The pay to play youth sports industry (i.e. non-revenue/Title IX college sports) operates on the naive dreams of kids and (mostly) parents... the adrenaline flows at the sight of adidas/UA-sweated college coaches roaming the fields at showcase tournaments. What school are they from?...are they coming to our field?...quick...a flyer! Granted, it is very exciting.
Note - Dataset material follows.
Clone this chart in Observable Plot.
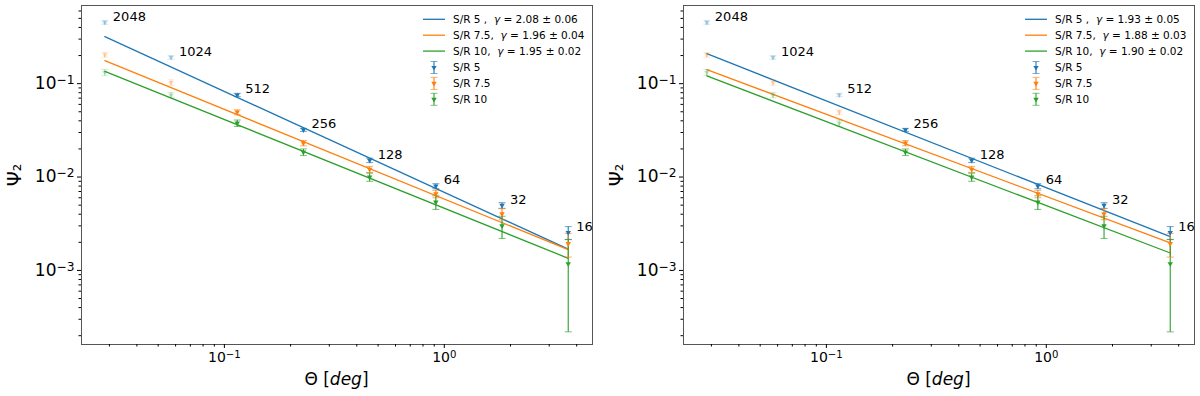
<!DOCTYPE html>
<html><head><meta charset="utf-8">
<script src="https://cdn.jsdelivr.net/npm/d3@7"></script>
<script src="https://cdn.jsdelivr.net/npm/@observablehq/plot@0.6"></script>
<style>
body{margin:0;background:#fff;font-family:"DejaVu Sans",sans-serif}
#wrap{display:flex;width:1200px;height:396px}
.panel{position:relative;width:600px;height:396px}
</style></head><body><div id="wrap"></div>
<script>
// ---- data ----
const npix = [2048, 1024, 512, 256, 128, 64, 32, 16];
const theta = [0.0286, 0.0572, 0.1144, 0.2288, 0.4577, 0.9153, 1.8306, 3.6612];
const series = ["S/R 5", "S/R 7.5", "S/R 10"];
const colors = ["#1f77b4", "#ff7f0e", "#2ca02c"];

const psiSR5  = [0.453, 0.191, 0.0757, 0.0320, 0.0151, 0.0080, 0.00497, 0.00255];
const errSR5  = [0.020, 0.008, 0.0030, 0.0012, 0.0008, 0.0005, 0.00035, 0.00040];
const psiSR75 = [0.204, 0.103, 0.0495, 0.0231, 0.0121, 0.0066, 0.00404, 0.00194];
const errSR75 = [0.012, 0.007, 0.0030, 0.0015, 0.0009, 0.0006, 0.00055, 0.00055];
const psiSR10 = [0.132, 0.0757, 0.0378, 0.0185, 0.0100, 0.0054, 0.00300, 0.00118];
const errSR10 = [0.010, 0.005, 0.0030, 0.0015, 0.0010, 0.0009, 0.00080, 0.00096];

// power-law fits  Psi = A * theta^(1-gamma)
const leftAmp = [0.00686, 0.00581, 0.00463];
const leftGamma = [2.08, 1.96, 1.95];
const leftGammaErr = [0.06, 0.04, 0.02];
const leftExcluded = [2, 2, 2];      // leading points not used in fit (faded)

const rightAmp = [0.00768, 0.00619, 0.00494];
const rightGamma = [1.93, 1.88, 1.90];
const rightGammaErr = [0.05, 0.03, 0.02];
const rightExcluded = [3, 3, 3];

const fitLabels = ["S/R 5 ,", "S/R 7.5,", "S/R 10,"];
const xTicksMajor = [0.1, 1];
const yTicksMajor = [1e-3, 1e-2, 1e-1];

// ---- build ----
const psi = [psiSR5, psiSR75, psiSR10];
const err = [errSR5, errSR75, errSR10];
const fmt = d => "10|" + String(Math.round(Math.log10(d))).replace("-", "\u2212");
const minorX = [];
for (const e of [-2, -1, 0]) for (let m = 2; m <= 9; m++) { const v = m * 10 ** e; if (v > 0.0224 && v < 4.72) minorX.push(v); }
const minorY = [];
for (const e of [-4, -3, -2, -1]) for (let m = 2; m <= 9; m++) { const v = m * 10 ** e; if (v > 1.61e-4 && v < 0.687) minorY.push(v); }

const capSymbol = {draw(ctx, size) { const w = Math.sqrt(size / Math.PI); ctx.moveTo(-w, 0); ctx.lineTo(w, 0); }};

function makePanel(amp, gamma, gErr, excluded, mL, mR) {
  const pts = [];
  series.forEach((s, i) => theta.forEach((t, j) => pts.push({
    s, t, y: psi[i][j], e: err[i][j], op: j < excluded[i] ? 0.3 : 1, n: npix[j]
  })));
  const fit = [];
  series.forEach((s, i) => [theta[0], theta[theta.length - 1]].forEach(t =>
    fit.push({s, t, y: amp[i] * Math.pow(t, 1 - gamma[i])})));

  const svg = Plot.plot({
    width: 600, height: 396,
    marginLeft: mL, marginRight: mR, marginTop: 5, marginBottom: 52,
    style: {fontFamily: "DejaVu Sans", background: "white", color: "#000"},
    x: {type: "log", domain: [0.0224, 4.72]},
    y: {type: "log", domain: [1.61e-4, 0.687]},
    color: {domain: series, range: colors},
    marks: [
      Plot.line(fit, {x: "t", y: "y", z: "s", stroke: "s", strokeWidth: 1.3}),
      Plot.link(pts, {x1: "t", x2: "t", y1: d => d.y - d.e, y2: d => d.y + d.e, stroke: "s", strokeOpacity: "op", strokeWidth: 1.1}),
      Plot.dot(pts, {x: "t", y: d => d.y - d.e, stroke: "s", symbol: capSymbol, r: 3.5, strokeOpacity: d => d.op * 0.6, strokeWidth: 1.1}),
      Plot.dot(pts, {x: "t", y: d => d.y + d.e, stroke: "s", symbol: capSymbol, r: 3.5, strokeOpacity: d => d.op * 0.6, strokeWidth: 1.1}),
      Plot.dot(pts, {x: "t", y: "y", fill: "s", symbol: "triangle", rotate: 180, r: 2.0, fillOpacity: "op", stroke: null}),
      Plot.text(pts.filter(d => d.s === "S/R 5"), {x: "t", y: "y", text: d => String(d.n), dx: 8, dy: -6, textAnchor: "start", fontSize: 13, fill: "#000"}),
      Plot.frame({stroke: "#555", strokeWidth: 1}),
      Plot.axisX({ticks: xTicksMajor, tickFormat: fmt, tickSize: 4, tickPadding: 4, fontSize: 14, label: null}),
      Plot.axisX({ticks: minorX, tickFormat: () => "", tickSize: 2.5, label: null}),
      Plot.axisY({ticks: yTicksMajor, tickFormat: fmt, tickSize: 4, tickPadding: 3, fontSize: 17, label: null}),
      Plot.axisY({ticks: minorY, tickFormat: () => "", tickSize: 2.5, label: null})
    ]
  });

  const s = d3.select(svg);
  // superscript tick labels
  s.selectAll("text").each(function() {
    const txt = this.textContent;
    if (!txt.includes("|")) return;
    const [base, ex] = txt.split("|");
    const el = d3.select(this);
    el.text(null);
    el.append("tspan").text(base);
    el.append("tspan").attr("dy", "-0.42em").attr("font-size", "0.72em").text(ex);
  });

  const plotW = 600 - mL - mR;
  // y label
  s.append("text").attr("transform", `translate(${mL - 60},175) rotate(-90)`)
    .attr("text-anchor", "middle").attr("font-size", 19).attr("fill", "#000").text("\u03A8\u2082");
  // x label
  const xl = s.append("text").attr("x", mL + plotW / 2).attr("y", 385)
    .attr("text-anchor", "middle").attr("font-size", 17).attr("fill", "#000");
  xl.append("tspan").text("\u0398 [");
  xl.append("tspan").attr("font-style", "italic").text("deg");
  xl.append("tspan").text("]");

  // legend
  const lx = 600 - mR - 169;
  const rows = [19.3, 35.2, 51.1, 67.5, 83.4, 99.3];
  const lg = s.append("g").attr("font-size", 10.5).attr("fill", "#000").attr("text-anchor", "start");
  series.forEach((name, i) => {
    const y = rows[i];
    lg.append("line").attr("x1", lx).attr("x2", lx + 22).attr("y1", y).attr("y2", y)
      .attr("stroke", colors[i]).attr("stroke-width", 1.3);
    const t = lg.append("text").attr("x", lx + 30).attr("y", y).attr("dy", "0.35em").attr("text-anchor", "start");
    t.append("tspan").text(fitLabels[i] + "\u00A0\u00A0");
    t.append("tspan").attr("font-style", "italic").text("\u03B3");
    t.append("tspan").text(` = ${gamma[i].toFixed(2)} \u00B1 ${gErr[i].toFixed(2)}`);
  });
  series.forEach((name, i) => {
    const y = rows[i + 3], cx = lx + 11;
    lg.append("line").attr("x1", cx).attr("x2", cx).attr("y1", y - 6).attr("y2", y + 6).attr("stroke", colors[i]).attr("stroke-width", 1.1);
    lg.append("line").attr("x1", cx - 3.5).attr("x2", cx + 3.5).attr("y1", y - 6).attr("y2", y - 6).attr("stroke", colors[i]).attr("stroke-opacity", 0.6);
    lg.append("line").attr("x1", cx - 3.5).attr("x2", cx + 3.5).attr("y1", y + 6).attr("y2", y + 6).attr("stroke", colors[i]).attr("stroke-opacity", 0.6);
    lg.append("path").attr("d", d3.symbol(d3.symbolTriangle, 2.0 * 2.0 * Math.PI)()).attr("transform", `translate(${cx},${y}) rotate(180)`).attr("fill", colors[i]);
    lg.append("text").attr("x", lx + 30).attr("y", y).attr("dy", "0.35em").attr("text-anchor", "start").text(name);
  });
  return svg;
}

const wrap = document.getElementById("wrap");
const p1 = document.createElement("div"); p1.className = "panel";
const p2 = document.createElement("div"); p2.className = "panel";
wrap.append(p1, p2);
p1.append(makePanel(leftAmp, leftGamma, leftGammaErr, leftExcluded, 81, 8));
p2.append(makePanel(rightAmp, rightGamma, rightGammaErr, rightExcluded, 83, 6));
</script></body></html>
The problem is there is no distinction between the laborious commitment expected from revenue and non-revenue jox in college. Every coach for every sport has to justify their existence, so the non-revs approach their job as if the NFL or NBA were on the line. I used to hope non-revs were run like a youth club. Not at all. The ID camps are a great glimpse at reality...players and a few coaches lay it on the line in those settings. Me, personally, i never saw a current college player who was helping with camps smile. It kind of struck me. But they do tell the kids be prepared to eat, drink, sleep soccer...if you're not, you will fail. After-all. they don't want to commit kids who will decide they don't want to be tied to it. My kid once told me 18-22 doesn't come back. It is indeed the life for some, I think that's really how recruiting operates. For the kid who is willing to play in the ECNL or whatever national level leagues, there is more shot they won't question the college life. For an athletic kid at a lower level league, they don't reach out. The system ~works~. You just have to know if your kid is in long term and if you want to try out for those national leagues and commit the resources. I've heard of social misery even from D2 and D3 players.
The college thing just needs perspective and it's hard to not get sucked up into something you, as a parent, probably wouldn't do between 18-22.